Como o prosaico se transforma em arma
Miguel Castelo Branco
Tive hoje acesso a
documentação vária existente no Arquivo Histórico Diplomático, tratando de
questões ditas menores da política externa portuguesa no ano de 1967, momento
particularmente sensível em que as posições defendidas por Portugal sobre o
Ultramar eram objecto de crescente hostilidade por parte da comunidade
internacional.
Em Dezembro de 1966, uma moção
aprovada pela Comissão de Curadorias da ONU reiterava prévias acusações contra
Portugal pelo incumprimento da Carta das Nações Unidas a respeito do direito à
autodeterminação dos povos das províncias africanas. Dessa decisão aprovada por
maioria, desenvolveu-se na imprensa europeia e norte-americana intensa
campanha, acompanhada de actos de protesto, seminários e abaixo-assinados
exigindo o corte imediato da assistência militar a Portugal por parte dos
restantes membros da OTAN.
Em Março de 1967, informavam
as embaixadas portuguesas em Londres, Paris, Bona e Washington que os
argumentos portugueses já pouco acolhimento ganhavam junto das chancelarias,
posto as opiniões públicas estarem convencidas que Portugal exercia a soberania
sobre os povos africanos de forma atrabiliária, ali cometendo atropelos aos
direitos humanos, negando a cidadania e praticando a segregação racial. Por
todos os meios se tentou esclarecer, por comunicados e conferências de
imprensa, que Portugal não era a África do Sul, que em Angola e Moçambique
estava em curso uma profunda mudança envolvendo as populações dos territórios.

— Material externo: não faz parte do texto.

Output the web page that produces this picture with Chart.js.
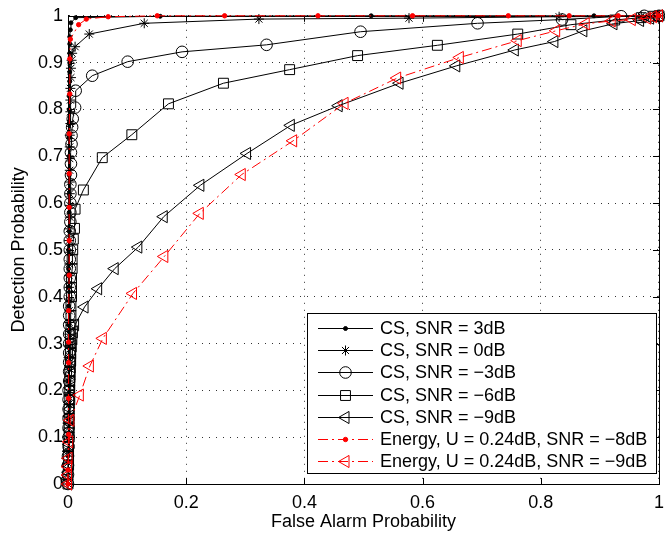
<!DOCTYPE html>
<html><head><meta charset="utf-8">
<script src="https://cdn.jsdelivr.net/npm/chart.js@4/dist/chart.umd.min.js"></script>
<style>
html,body{margin:0;padding:0;overflow:hidden;background:#fff;width:665px;height:536px}
#wrap{position:absolute;left:0;top:0;width:672px;height:536px}
canvas{display:block}
</style>
</head><body><div id="wrap"><canvas id="c" width="672" height="536"></canvas></div>
<script>
// ---- data ----
const xTicks = [0, 0.2, 0.4, 0.6, 0.8, 1];
const yTicks = [0, 0.1, 0.2, 0.3, 0.4, 0.5, 0.6, 0.7, 0.8, 0.9, 1];
const seriesLabels = [
  'CS, SNR = 3dB', 'CS, SNR = 0dB', 'CS, SNR = \u22123dB', 'CS, SNR = \u22126dB',
  'CS, SNR = \u22129dB', 'Energy, U = 0.24dB, SNR = \u22128dB', 'Energy, U = 0.24dB, SNR = \u22129dB'
];
const xLabel = 'False Alarm Probability';
const yLabel = 'Detection Probability';

// [false alarm, detection]
const cs3dB = [[0,0],[0,0.03],[0,0.06],[0,0.1],[0,0.14],[0.001,0.18],[0.001,0.22],[0.001,0.26],[0.001,0.3],[0.001,0.34],[0.001,0.38],[0.001,0.42],[0.001,0.46],[0.001,0.5],[0.002,0.54],[0.002,0.58],[0.002,0.62],[0.002,0.66],[0.002,0.7],[0.002,0.74],[0.002,0.77],[0.002,0.8],[0.002,0.83],[0.003,0.86],[0.003,0.88],[0.003,0.9],[0.003,0.92],[0.003,0.94],[0.003,0.955],[0.004,0.97],[0.005,0.985],[0.013,0.996],[0.156,0.999],[0.513,1],[0.89,1],[1,1]];
const cs0dB = [[0,0],[0,0.02],[0,0.045],[0,0.07],[0.001,0.095],[0.001,0.12],[0.001,0.145],[0.001,0.17],[0.001,0.195],[0.001,0.22],[0.001,0.245],[0.001,0.27],[0.001,0.295],[0.002,0.32],[0.002,0.345],[0.002,0.37],[0.002,0.395],[0.002,0.42],[0.002,0.445],[0.002,0.47],[0.002,0.495],[0.002,0.52],[0.002,0.545],[0.003,0.57],[0.003,0.595],[0.003,0.62],[0.003,0.645],[0.003,0.67],[0.003,0.695],[0.003,0.72],[0.003,0.745],[0.004,0.77],[0.004,0.795],[0.004,0.82],[0.004,0.845],[0.005,0.868],[0.005,0.888],[0.006,0.905],[0.007,0.92],[0.012,0.934],[0.036,0.961],[0.129,0.984],[0.323,0.993],[0.577,0.995],[0.831,0.998],[0.97,0.999],[1,1]];
const csM3dB = [[0,0],[0,0.02],[0,0.04],[0,0.06],[0.001,0.08],[0.001,0.1],[0.001,0.12],[0.001,0.14],[0.001,0.16],[0.001,0.18],[0.001,0.2],[0.002,0.22],[0.002,0.24],[0.002,0.26],[0.002,0.28],[0.002,0.3],[0.002,0.32],[0.002,0.34],[0.002,0.36],[0.002,0.38],[0.003,0.4],[0.003,0.42],[0.003,0.44],[0.003,0.46],[0.003,0.48],[0.003,0.5],[0.003,0.52],[0.003,0.54],[0.004,0.56],[0.004,0.58],[0.004,0.6],[0.004,0.62],[0.004,0.64],[0.005,0.66],[0.005,0.684],[0.005,0.708],[0.006,0.726],[0.006,0.744],[0.007,0.762],[0.008,0.78],[0.012,0.804],[0.013,0.84],[0.041,0.872],[0.101,0.902],[0.193,0.923],[0.336,0.938],[0.495,0.966],[0.693,0.984],[0.836,0.992],[0.936,0.999],[0.975,1],[1,1]];
const csM6dB = [[0,0],[0,0.02],[0.001,0.04],[0.001,0.06],[0.001,0.08],[0.002,0.1],[0.002,0.12],[0.002,0.14],[0.002,0.16],[0.003,0.18],[0.003,0.2],[0.003,0.22],[0.003,0.24],[0.004,0.26],[0.004,0.28],[0.004,0.3],[0.004,0.32],[0.005,0.34],[0.005,0.36],[0.005,0.38],[0.006,0.4],[0.006,0.42],[0.006,0.44],[0.007,0.46],[0.007,0.48],[0.008,0.5],[0.009,0.523],[0.011,0.546],[0.012,0.587],[0.026,0.628],[0.058,0.697],[0.108,0.746],[0.17,0.812],[0.263,0.856],[0.375,0.885],[0.49,0.915],[0.625,0.937],[0.761,0.961],[0.851,0.981],[0.925,0.991],[0.97,0.996],[0.99,0.999],[1,1]];
const csM9dB = [[0,0],[0,0.012],[0.001,0.025],[0.001,0.04],[0.001,0.055],[0.002,0.07],[0.002,0.085],[0.002,0.1],[0.003,0.115],[0.003,0.13],[0.003,0.145],[0.004,0.16],[0.004,0.175],[0.004,0.19],[0.005,0.205],[0.005,0.22],[0.006,0.235],[0.006,0.25],[0.007,0.265],[0.007,0.28],[0.008,0.295],[0.009,0.31],[0.01,0.325],[0.012,0.34],[0.028,0.378],[0.051,0.417],[0.079,0.46],[0.119,0.506],[0.162,0.571],[0.224,0.638],[0.303,0.706],[0.377,0.766],[0.458,0.808],[0.561,0.856],[0.657,0.893],[0.756,0.927],[0.823,0.945],[0.872,0.968],[0.923,0.983],[0.968,0.99],[0.985,0.995],[0.995,0.998],[1,1]];
const enM8dB = [[0,0],[0,0.03],[0.001,0.106],[0.001,0.183],[0.001,0.259],[0.001,0.303],[0.001,0.37],[0.002,0.446],[0.002,0.52],[0.002,0.591],[0.002,0.663],[0.002,0.748],[0.003,0.833],[0.003,0.908],[0.004,0.95],[0.018,0.981],[0.031,0.993],[0.068,0.998],[0.151,1],[0.265,1],[0.423,1],[0.583,1],[0.745,1],[0.848,1],[0.931,1],[1,1]];
const enM9dB = [[0,0],[0,0.019],[0,0.037],[0.001,0.055],[0.002,0.09],[0.004,0.136],[0.02,0.19],[0.037,0.252],[0.059,0.311],[0.11,0.407],[0.163,0.486],[0.223,0.578],[0.294,0.661],[0.381,0.733],[0.468,0.813],[0.557,0.867],[0.663,0.911],[0.761,0.947],[0.826,0.968],[0.876,0.983],[0.92,0.989],[0.954,0.992],[0.98,0.995],[0.99,0.998],[1,1]];

const seriesData = [cs3dB, cs0dB, csM3dB, csM6dB, csM9dB, enM8dB, enM9dB];

// ---- styles ----
const FONT = 'Liberation Sans, Arial, Helvetica, sans-serif';
const dashDot = [10, 4, 2, 4];
const styles = [
  {color:'#000', dash:[], point:'circle', r:2, fill:'#000', rot:0},
  {color:'#000', dash:[], point:'star', r:5, fill:'rgba(0,0,0,0)', rot:0},
  {color:'#000', dash:[], point:'circle', r:5.8, fill:'rgba(0,0,0,0)', rot:0},
  {color:'#000', dash:[], point:'rect', r:7, fill:'rgba(0,0,0,0)', rot:0},
  {color:'#000', dash:[], point:'triangle', r:7, fill:'rgba(0,0,0,0)', rot:-90},
  {color:'#ff0000', dash:dashDot, point:'circle', r:2.2, fill:'#ff0000', rot:0},
  {color:'#ff0000', dash:dashDot, point:'triangle', r:7, fill:'rgba(0,0,0,0)', rot:-90}
];

const datasets = seriesData.map((d, i) => ({
  label: seriesLabels[i],
  data: d.map(p => ({x: p[0], y: p[1]})),
  showLine: true,
  borderColor: styles[i].color,
  borderWidth: 1,
  borderDash: styles[i].dash,
  pointStyle: styles[i].point,
  pointRadius: styles[i].r,
  pointRotation: styles[i].rot,
  pointBackgroundColor: styles[i].fill,
  pointBorderColor: styles[i].color,
  pointBorderWidth: 1,
  fill: false,
  tension: 0,
  clip: false,
  order: seriesData.length - i
}));

const boxPlugin = {
  id: 'box',
  beforeDatasetsDraw(chart) {
    const {ctx, chartArea: a, scales: {x, y}} = chart;
    ctx.save();
    ctx.strokeStyle = '#000'; ctx.lineWidth = 1; ctx.setLineDash([]);
    ctx.beginPath();
    xTicks.forEach(v => { const p = Math.round(x.getPixelForValue(v)) + 0.5;
      ctx.moveTo(p, a.bottom); ctx.lineTo(p, a.bottom - 6); ctx.moveTo(p, a.top); ctx.lineTo(p, a.top + 6); });
    yTicks.forEach(v => { const p = Math.round(y.getPixelForValue(v)) + 0.5;
      ctx.moveTo(a.left, p); ctx.lineTo(a.left + 6, p); ctx.moveTo(a.right, p); ctx.lineTo(a.right - 6, p); });
    ctx.stroke();
    ctx.strokeRect(Math.round(a.left) + 0.5, Math.round(a.top) + 0.5, Math.round(a.right - a.left), Math.round(a.bottom - a.top));
    ctx.restore();
  }
};

function drawMarker(ctx, st, cx, cy) {
  if (Chart.helpers && Chart.helpers.drawPoint) {
    ctx.fillStyle = st.fill; ctx.strokeStyle = st.color; ctx.lineWidth = 1; ctx.setLineDash([]);
    Chart.helpers.drawPoint(ctx, {pointStyle: st.point, rotation: st.rot, radius: st.r, borderWidth: 1}, cx, cy);
  }
}

const legendPlugin = {
  id: 'boxLegend',
  afterDraw(chart) {
    const ctx = chart.ctx;
    ctx.save();
    const L = 307.5, T = 313.5, W = 349, H = 160;
    ctx.fillStyle = '#fff'; ctx.fillRect(L, T, W, H);
    ctx.strokeStyle = '#000'; ctx.lineWidth = 1; ctx.setLineDash([]); ctx.strokeRect(L, T, W, H);
    styles.forEach((st, i) => {
      const yy = Math.round(328 + i * 22.2) + 0.5;
      ctx.strokeStyle = st.color; ctx.lineWidth = 1; ctx.setLineDash(st.dash);
      ctx.beginPath(); ctx.moveTo(318, yy); ctx.lineTo(373, yy); ctx.stroke();
      drawMarker(ctx, st, 345.5, yy);
      ctx.setLineDash([]);
      ctx.fillStyle = '#000'; ctx.font = '18px ' + FONT; ctx.textBaseline = 'middle'; ctx.textAlign = 'left';
      ctx.fillText(seriesLabels[i], 380, yy + 1);
    });
    ctx.restore();
  }
};

new Chart(document.getElementById('c'), {
  type: 'scatter',
  data: {datasets},
  options: {
    responsive: false,
    animation: false,
    events: [],
    layout: {padding: {top: 15, right: 8, left: 0, bottom: 0}},
    plugins: {legend: {display: false}, tooltip: {enabled: false}},
    scales: {
      x: {
        type: 'linear', min: 0, max: 1,
        afterBuildTicks: s => { s.ticks = xTicks.map(v => ({value: v})); },
        afterFit: s => { s.height = 52; },
        grid: {color: '#333', lineWidth: 1, drawTicks: false},
        border: {display: true, color: '#000', width: 1, dash: [1, 6]},
        ticks: {color: '#000', padding: 8, font: {family: FONT, size: 18}, maxRotation: 0, autoSkip: false,
          callback: v => String(v)},
        title: {display: true, text: xLabel, color: '#000', font: {family: FONT, size: 18}, padding: {top: 0, bottom: 3}}
      },
      y: {
        type: 'linear', min: 0, max: 1,
        afterBuildTicks: s => { s.ticks = yTicks.map(v => ({value: v})); },
        afterFit: s => { s.width = 68; },
        grid: {color: '#333', lineWidth: 1, drawTicks: false},
        border: {display: true, color: '#000', width: 1, dash: [1, 6]},
        ticks: {color: '#000', padding: 5, font: {family: FONT, size: 18}, autoSkip: false,
          callback: v => String(v)},
        title: {display: true, text: yLabel, color: '#000', font: {family: FONT, size: 18}, padding: {top: 8, bottom: 0}}
      }
    }
  },
  plugins: [boxPlugin, legendPlugin]
});
</script>
</body></html>
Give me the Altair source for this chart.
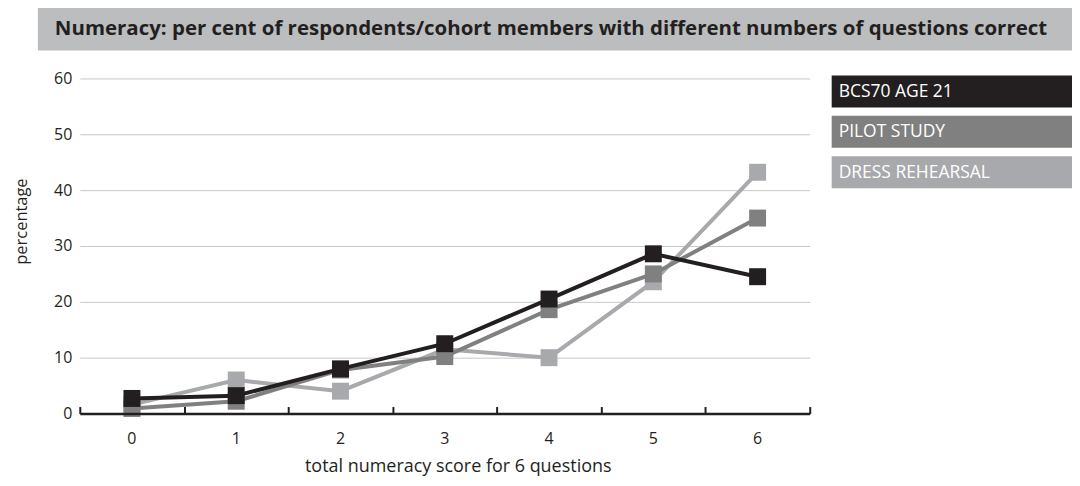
import altair as alt
import pandas as pd

# ---- data ----
scores = [0, 1, 2, 3, 4, 5, 6]
series_names = ["BCS70 AGE 21", "PILOT STUDY", "DRESS REHEARSAL"]
bcs70 = [2.7, 3.2, 8.0, 12.5, 20.5, 28.6, 24.5]
pilot = [0.9, 2.2, 7.8, 10.2, 18.6, 25.0, 35.0]
dress = [1.6, 6.0, 4.0, 11.5, 10.0, 23.6, 43.2]
colors = ["#231f20", "#808080", "#a8a9ac"]
y_ticks = [0, 10, 20, 30, 40, 50, 60]

title_text = "Numeracy: per cent of respondents/cohort members with different numbers of questions correct"

values = {"BCS70 AGE 21": bcs70, "PILOT STUDY": pilot, "DRESS REHEARSAL": dress}
rows = []
for name in series_names:
    for s, v in zip(scores, values[name]):
        rows.append({"score": s, "pct": v, "series": name})
df = pd.DataFrame(rows)

W, H = 732, 336
FONT = "Open Sans"
TXT = "#231f20"

color_scale = alt.Scale(domain=series_names, range=colors)
x_scale = alt.Scale(domain=scores, paddingInner=0, paddingOuter=0)

x_main = alt.X(
    "score:O",
    scale=x_scale,
    axis=alt.Axis(
        orient="bottom", domain=False, ticks=False, grid=False, labelAngle=0,
        labelPadding=17, labelFontSize=16, labelColor=TXT, labelFont=FONT,
        title="total numeracy score for 6 questions", titleFontSize=18,
        titleFont=FONT, titleFontWeight="normal", titleColor=TXT,
        titleX=379, titleY=53, titleAlign="center", titleBaseline="middle",
    ),
)
x_none = alt.X("score:O", scale=x_scale, axis=None)
x_ticks = alt.X(
    "score:O",
    scale=x_scale,
    axis=alt.Axis(
        orient="top", offset=-H, labels=False, title=None, grid=False,
        domain=True, domainColor=TXT, domainWidth=2.5,
        ticks=True, tickBand="extent", tickSize=7, tickWidth=2, tickColor=TXT,
        zindex=1,
    ),
)
y_enc = alt.Y(
    "pct:Q",
    scale=alt.Scale(domain=[0, 60], nice=False, zero=True),
    axis=alt.Axis(
        values=y_ticks, domain=False, ticks=False, grid=True,
        gridColor="#c8c8c8", gridWidth=1, labelPadding=8, labelFontSize=16,
        labelColor=TXT, labelFont=FONT,
        title="percentage", titleFontSize=16.5, titleFont=FONT,
        titleFontWeight="normal", titleColor=TXT, titleAngle=-90,
        titleX=-58, titleY=143, titleAlign="center", titleBaseline="middle",
    ),
)

# axis with upward ticks along the bottom (drawn first so it owns the y axis too)
tick_axis = alt.Chart(df).mark_point(opacity=0).encode(x=x_ticks, y=y_enc)

layers = []
draw_order = ["DRESS REHEARSAL", "PILOT STUDY", "BCS70 AGE 21"]
for k, name in enumerate(draw_order):
    sub = alt.Chart(df).transform_filter(alt.datum.series == name)
    line = sub.mark_line(strokeWidth=4).encode(
        x=x_main if k == 0 else x_none, y=y_enc,
        color=alt.Color("series:N", scale=color_scale, legend=None),
    )
    pts = sub.mark_square(size=289, opacity=1, filled=True).encode(
        x=x_none, y=y_enc,
        color=alt.Color("series:N", scale=color_scale, legend=None),
    )
    layers += [line, pts]

one = pd.DataFrame({"k": [0]})

# title banner
banner = alt.Chart(one).mark_rect(color="#bcbdbf").encode(
    x=alt.value(-42), x2=alt.value(995), y=alt.value(-72), y2=alt.value(-28)
)
banner_text = alt.Chart(one).mark_text(
    text=title_text, align="left", baseline="middle", font=FONT,
    fontSize=20.5, fontWeight="bold", color=TXT,
).encode(x=alt.value(-25), y=alt.value(-50))

# legend boxes
leg_layers = []
for i, name in enumerate(series_names):
    top = -3 + 40.5 * i
    leg_layers.append(
        alt.Chart(one).mark_rect(color=colors[i]).encode(
            x=alt.value(754), x2=alt.value(995), y=alt.value(top), y2=alt.value(top + 32)
        )
    )
    leg_layers.append(
        alt.Chart(one).mark_text(
            text=name, align="left", baseline="middle", font=FONT,
            fontSize=17.5, color="white",
        ).encode(x=alt.value(761), y=alt.value(top + 16.5))
    )

chart = alt.layer(
    tick_axis, banner, banner_text, *layers, *leg_layers
).resolve_axis(x="independent").properties(
    width=W, height=H,
    background="white",
    autosize=alt.AutoSizeParams(type="none"),
    padding={"left": 72, "top": 70, "right": 263, "bottom": 64},
).configure_view(strokeWidth=0, stroke="transparent")

chart.save("out.html", embed_options={"renderer": "svg", "actions": False})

Em vão, pois a imprensa não só boicotava tais iniciativas, como redobrava em
ataques e denúncias.
Em Abril de 1967, realizou-se
em Viena um dos mais mediáticos eventos musicais da época. Então, o festival da
Eurovisão era seguido e discutido por praticamente todos os europeus. Tal
espectáculo, que hoje já nada representa, gerava grande expectativa e a
imprensa dedicava-lhe honras de primeira página. Para esse concurso, Portugal
enviou o angolano português Eduardo Nascimento. Voz poderosa e grande simpatia
pessoal, homem educado e poliglota, a sua prestação provocou um sismo.
Escrevia para Lisboa um
embaixador de Portugal que Eduardo Nascimento sobre o palco tivera tal efeito
que, de súbito, se calaram todos os protestos e boicotes contra as nossas
representações diplomáticas.
Eis como uma simples cançoneta
pode valer todas as campanhas de propaganda e todas as operações militares.
Eduardo Nascimento fez nessa noite o que toda a nossa diplomacia não conseguira
durante anos: demonstrou que a questão ultramarina portuguesa não era simples e
que havia quem a soubesse defender com a sua voz. Nascimento merecia uma
medalha, mas hoje ninguém dele se lembra.